Remove a corn husk from the water and pat it dry. Lay the husk on a work surface. Spread about 1/4 cup of the dough in an even layer across the wide end of the husk to within 1 inch of the edges. Spoon about 1 tablespoon of the meat mixture in a line down the center of the dough. Roll the husk so that the dough surrounds the filling and forms a cylinder or package. Fold the bottom under to close the bottom and complete the package. Place the completed tamales in a single layer on a baking sheet. Repeat until all dough and filling is used.
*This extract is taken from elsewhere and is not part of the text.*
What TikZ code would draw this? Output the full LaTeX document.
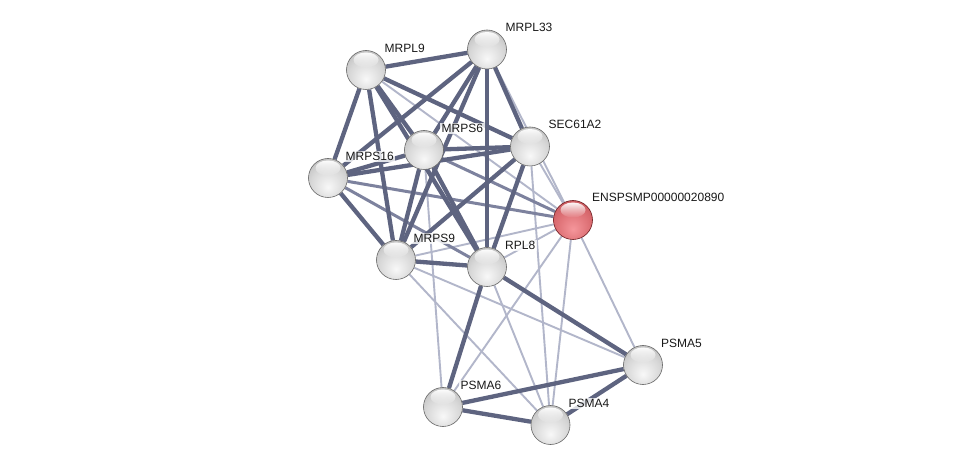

To simmer: Stand the tamales upright, closed side down, in a large pot. Place enough tamales in the pot so that they do not fall over or come unrolled. Carefully fill the pot with enough water to come just to the top of the tamales, trying not to pour water directly into the tamales. Bring the water to a boil over high heat. Cover the pot, reduce the heat to medium-low and simmer until the dough is firm and pulls away from the husk easily and cleanly, about 1 hour.

To steam: Stand the tamales upright, closed side down, in a large steamer basket. Cover the tamales with a damp towel or additional husks. Steam the tamales over simmering water until the dough is firm and pulls away from the husk easily and cleanly, about 1 to 1 1/4 hours.

Serve tamales warm, in their husks. Remove husks to eat.